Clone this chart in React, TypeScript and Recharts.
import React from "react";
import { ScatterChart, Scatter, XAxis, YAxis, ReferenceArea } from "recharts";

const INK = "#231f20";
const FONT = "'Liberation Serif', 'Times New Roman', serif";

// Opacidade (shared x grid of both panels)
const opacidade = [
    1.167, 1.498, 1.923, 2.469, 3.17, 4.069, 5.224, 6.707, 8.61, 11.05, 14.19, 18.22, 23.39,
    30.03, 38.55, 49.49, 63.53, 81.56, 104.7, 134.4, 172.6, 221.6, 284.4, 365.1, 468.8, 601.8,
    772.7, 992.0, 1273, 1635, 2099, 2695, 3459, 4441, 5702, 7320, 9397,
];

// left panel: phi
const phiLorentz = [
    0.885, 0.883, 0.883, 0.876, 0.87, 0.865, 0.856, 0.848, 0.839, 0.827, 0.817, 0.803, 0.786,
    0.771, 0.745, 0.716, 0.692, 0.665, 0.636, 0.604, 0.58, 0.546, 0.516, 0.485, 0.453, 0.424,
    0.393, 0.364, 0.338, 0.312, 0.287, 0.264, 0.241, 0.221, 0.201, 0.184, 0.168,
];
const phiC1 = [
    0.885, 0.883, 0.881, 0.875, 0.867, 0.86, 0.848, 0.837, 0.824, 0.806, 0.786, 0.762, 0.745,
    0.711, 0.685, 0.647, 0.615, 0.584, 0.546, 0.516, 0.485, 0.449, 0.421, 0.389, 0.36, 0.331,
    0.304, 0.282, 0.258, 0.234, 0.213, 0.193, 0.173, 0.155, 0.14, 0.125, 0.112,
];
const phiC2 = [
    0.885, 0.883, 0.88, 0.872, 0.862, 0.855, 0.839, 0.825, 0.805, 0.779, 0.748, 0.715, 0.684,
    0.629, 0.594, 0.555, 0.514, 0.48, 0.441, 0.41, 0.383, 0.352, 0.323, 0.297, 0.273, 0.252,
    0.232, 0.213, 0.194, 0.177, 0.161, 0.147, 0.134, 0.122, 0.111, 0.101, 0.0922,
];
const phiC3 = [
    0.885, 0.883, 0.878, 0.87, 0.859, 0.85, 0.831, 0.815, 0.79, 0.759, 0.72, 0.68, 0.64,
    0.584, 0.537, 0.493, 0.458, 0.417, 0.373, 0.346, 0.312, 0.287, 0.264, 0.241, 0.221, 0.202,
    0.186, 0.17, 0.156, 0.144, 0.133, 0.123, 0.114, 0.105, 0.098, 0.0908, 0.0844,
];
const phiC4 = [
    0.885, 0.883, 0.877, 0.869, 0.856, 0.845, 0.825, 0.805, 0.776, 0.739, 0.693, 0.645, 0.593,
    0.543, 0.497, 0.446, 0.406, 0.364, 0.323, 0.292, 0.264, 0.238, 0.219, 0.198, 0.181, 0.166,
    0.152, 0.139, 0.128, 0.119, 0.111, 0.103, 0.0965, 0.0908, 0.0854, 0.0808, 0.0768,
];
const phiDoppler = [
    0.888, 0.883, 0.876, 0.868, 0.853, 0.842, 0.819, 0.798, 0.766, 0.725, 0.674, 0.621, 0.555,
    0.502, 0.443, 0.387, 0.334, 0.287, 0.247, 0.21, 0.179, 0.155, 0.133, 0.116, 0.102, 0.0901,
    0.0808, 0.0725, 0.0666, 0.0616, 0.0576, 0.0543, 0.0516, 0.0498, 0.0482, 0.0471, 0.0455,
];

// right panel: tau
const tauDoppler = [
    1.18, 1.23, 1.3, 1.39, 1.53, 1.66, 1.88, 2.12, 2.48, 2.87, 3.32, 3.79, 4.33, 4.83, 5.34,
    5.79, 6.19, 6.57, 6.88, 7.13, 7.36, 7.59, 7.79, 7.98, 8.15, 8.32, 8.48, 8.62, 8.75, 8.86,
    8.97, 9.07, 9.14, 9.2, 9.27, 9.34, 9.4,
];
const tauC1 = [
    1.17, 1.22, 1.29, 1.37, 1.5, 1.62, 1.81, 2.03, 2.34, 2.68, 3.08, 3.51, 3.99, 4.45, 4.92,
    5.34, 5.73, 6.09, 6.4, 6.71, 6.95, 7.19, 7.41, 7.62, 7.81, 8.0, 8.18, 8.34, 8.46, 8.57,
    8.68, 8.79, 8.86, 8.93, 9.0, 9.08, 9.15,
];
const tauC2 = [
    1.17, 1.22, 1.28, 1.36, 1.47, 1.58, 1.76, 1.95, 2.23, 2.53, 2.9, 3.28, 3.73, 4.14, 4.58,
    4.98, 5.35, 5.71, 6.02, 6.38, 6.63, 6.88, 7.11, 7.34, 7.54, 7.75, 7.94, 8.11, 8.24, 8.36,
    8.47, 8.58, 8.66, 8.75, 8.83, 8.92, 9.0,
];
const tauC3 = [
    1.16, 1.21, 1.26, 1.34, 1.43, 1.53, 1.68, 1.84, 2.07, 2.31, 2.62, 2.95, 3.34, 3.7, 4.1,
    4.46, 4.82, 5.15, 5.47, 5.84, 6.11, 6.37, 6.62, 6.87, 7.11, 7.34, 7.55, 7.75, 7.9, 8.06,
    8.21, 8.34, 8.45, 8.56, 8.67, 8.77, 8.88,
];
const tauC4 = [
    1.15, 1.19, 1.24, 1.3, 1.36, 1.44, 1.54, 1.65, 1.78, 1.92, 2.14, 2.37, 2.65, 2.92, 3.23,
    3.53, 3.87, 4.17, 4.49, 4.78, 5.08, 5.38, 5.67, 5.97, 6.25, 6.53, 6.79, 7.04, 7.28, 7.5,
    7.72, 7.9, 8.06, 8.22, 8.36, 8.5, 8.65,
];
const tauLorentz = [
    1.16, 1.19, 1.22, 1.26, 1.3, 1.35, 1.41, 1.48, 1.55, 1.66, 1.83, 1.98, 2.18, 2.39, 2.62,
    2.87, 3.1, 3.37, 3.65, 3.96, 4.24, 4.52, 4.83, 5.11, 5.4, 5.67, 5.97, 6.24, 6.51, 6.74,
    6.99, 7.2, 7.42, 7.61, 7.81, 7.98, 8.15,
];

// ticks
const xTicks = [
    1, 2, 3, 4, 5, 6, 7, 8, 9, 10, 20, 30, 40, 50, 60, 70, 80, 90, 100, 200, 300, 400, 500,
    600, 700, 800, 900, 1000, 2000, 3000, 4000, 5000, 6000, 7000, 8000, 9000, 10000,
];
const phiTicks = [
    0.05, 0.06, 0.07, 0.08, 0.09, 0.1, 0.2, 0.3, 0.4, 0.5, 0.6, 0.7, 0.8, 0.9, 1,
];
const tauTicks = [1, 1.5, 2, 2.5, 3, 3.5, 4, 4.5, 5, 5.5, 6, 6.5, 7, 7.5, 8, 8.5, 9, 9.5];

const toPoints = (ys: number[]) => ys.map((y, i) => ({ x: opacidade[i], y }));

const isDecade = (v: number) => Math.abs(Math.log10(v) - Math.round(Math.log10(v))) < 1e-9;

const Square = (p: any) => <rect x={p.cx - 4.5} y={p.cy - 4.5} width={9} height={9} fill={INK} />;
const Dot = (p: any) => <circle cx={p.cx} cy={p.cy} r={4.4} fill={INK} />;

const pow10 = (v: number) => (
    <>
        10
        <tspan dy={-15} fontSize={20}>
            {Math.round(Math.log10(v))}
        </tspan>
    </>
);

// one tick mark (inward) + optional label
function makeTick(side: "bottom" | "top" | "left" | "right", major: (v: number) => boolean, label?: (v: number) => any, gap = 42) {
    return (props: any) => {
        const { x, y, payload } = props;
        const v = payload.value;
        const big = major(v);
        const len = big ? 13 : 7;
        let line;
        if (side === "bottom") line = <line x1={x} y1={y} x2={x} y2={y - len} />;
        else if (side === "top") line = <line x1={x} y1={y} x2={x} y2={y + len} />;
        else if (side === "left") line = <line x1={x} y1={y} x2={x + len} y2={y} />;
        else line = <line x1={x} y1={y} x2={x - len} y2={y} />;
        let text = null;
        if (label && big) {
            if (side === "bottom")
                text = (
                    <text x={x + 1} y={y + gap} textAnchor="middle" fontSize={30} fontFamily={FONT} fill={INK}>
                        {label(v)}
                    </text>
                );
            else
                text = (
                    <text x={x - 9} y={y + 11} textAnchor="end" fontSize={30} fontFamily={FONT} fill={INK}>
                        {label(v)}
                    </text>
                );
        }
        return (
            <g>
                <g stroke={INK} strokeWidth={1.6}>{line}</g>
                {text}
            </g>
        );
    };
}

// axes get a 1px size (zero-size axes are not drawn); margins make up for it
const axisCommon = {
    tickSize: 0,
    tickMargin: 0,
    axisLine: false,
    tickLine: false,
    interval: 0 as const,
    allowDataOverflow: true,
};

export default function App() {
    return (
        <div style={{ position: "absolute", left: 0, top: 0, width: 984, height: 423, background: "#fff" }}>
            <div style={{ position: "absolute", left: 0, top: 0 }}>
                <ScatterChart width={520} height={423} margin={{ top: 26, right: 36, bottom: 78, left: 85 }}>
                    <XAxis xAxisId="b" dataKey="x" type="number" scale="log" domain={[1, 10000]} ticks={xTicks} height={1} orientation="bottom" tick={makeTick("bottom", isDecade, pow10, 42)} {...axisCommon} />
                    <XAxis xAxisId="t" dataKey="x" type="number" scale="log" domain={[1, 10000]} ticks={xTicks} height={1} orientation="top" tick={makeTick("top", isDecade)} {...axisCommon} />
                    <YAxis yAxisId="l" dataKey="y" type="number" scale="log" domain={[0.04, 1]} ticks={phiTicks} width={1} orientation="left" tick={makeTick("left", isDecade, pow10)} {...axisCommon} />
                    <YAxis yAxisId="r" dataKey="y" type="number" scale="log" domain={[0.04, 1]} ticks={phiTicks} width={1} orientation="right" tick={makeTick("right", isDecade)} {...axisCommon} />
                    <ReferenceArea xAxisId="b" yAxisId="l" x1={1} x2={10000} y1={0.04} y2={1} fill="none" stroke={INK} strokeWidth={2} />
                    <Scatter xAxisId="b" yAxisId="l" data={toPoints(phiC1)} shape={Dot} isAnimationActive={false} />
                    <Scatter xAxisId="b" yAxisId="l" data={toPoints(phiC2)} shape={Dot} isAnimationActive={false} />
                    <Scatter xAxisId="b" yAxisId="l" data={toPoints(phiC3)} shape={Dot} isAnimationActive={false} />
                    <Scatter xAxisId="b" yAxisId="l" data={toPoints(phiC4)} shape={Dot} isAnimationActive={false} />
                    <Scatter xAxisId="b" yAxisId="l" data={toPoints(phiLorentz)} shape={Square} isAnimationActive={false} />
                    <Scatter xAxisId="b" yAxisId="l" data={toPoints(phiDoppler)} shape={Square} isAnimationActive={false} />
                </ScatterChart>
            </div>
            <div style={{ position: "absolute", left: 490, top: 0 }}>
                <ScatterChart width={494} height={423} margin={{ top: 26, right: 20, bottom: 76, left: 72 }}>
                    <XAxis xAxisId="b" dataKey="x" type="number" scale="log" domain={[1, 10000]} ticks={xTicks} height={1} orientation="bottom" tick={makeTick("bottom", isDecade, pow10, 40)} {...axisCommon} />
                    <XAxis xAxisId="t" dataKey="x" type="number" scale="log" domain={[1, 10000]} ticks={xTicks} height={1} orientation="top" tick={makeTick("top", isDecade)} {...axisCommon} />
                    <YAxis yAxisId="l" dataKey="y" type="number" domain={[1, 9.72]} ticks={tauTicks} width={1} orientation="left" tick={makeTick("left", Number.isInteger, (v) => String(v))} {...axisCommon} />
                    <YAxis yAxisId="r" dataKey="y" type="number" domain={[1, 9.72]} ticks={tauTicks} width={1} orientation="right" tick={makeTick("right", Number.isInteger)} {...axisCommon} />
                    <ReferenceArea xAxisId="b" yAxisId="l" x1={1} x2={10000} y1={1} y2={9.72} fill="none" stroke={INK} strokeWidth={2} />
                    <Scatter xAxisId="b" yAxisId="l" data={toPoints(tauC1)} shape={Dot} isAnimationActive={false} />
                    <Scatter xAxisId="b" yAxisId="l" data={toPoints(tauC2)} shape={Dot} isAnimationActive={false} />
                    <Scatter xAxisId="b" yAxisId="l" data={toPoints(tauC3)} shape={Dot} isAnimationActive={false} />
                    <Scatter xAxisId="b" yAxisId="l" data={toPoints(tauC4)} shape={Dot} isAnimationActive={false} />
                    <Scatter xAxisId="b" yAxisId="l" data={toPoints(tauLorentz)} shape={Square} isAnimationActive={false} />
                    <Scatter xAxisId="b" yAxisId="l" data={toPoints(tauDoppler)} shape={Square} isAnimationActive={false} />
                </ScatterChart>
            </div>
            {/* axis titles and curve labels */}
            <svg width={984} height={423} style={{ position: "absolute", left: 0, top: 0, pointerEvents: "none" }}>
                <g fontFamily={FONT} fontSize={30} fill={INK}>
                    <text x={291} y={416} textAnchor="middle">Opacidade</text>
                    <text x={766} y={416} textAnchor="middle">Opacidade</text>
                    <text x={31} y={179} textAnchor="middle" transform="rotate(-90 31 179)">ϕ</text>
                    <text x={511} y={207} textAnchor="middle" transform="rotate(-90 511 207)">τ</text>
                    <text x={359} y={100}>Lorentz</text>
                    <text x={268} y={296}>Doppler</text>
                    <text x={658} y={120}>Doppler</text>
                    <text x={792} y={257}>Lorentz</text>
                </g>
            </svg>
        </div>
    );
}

*Directions for this task*. Return only the lines from the beginning of the material up to and including the line with "Serif', 'Times New", exactly as written.

*Output below*.
Clone this chart in React, TypeScript and Recharts.
import React from "react";
import { ScatterChart, Scatter, XAxis, YAxis, ReferenceArea } from "recharts";

const INK = "#231f20";
const FONT = "'Liberation Serif', 'Times New Roman', serif";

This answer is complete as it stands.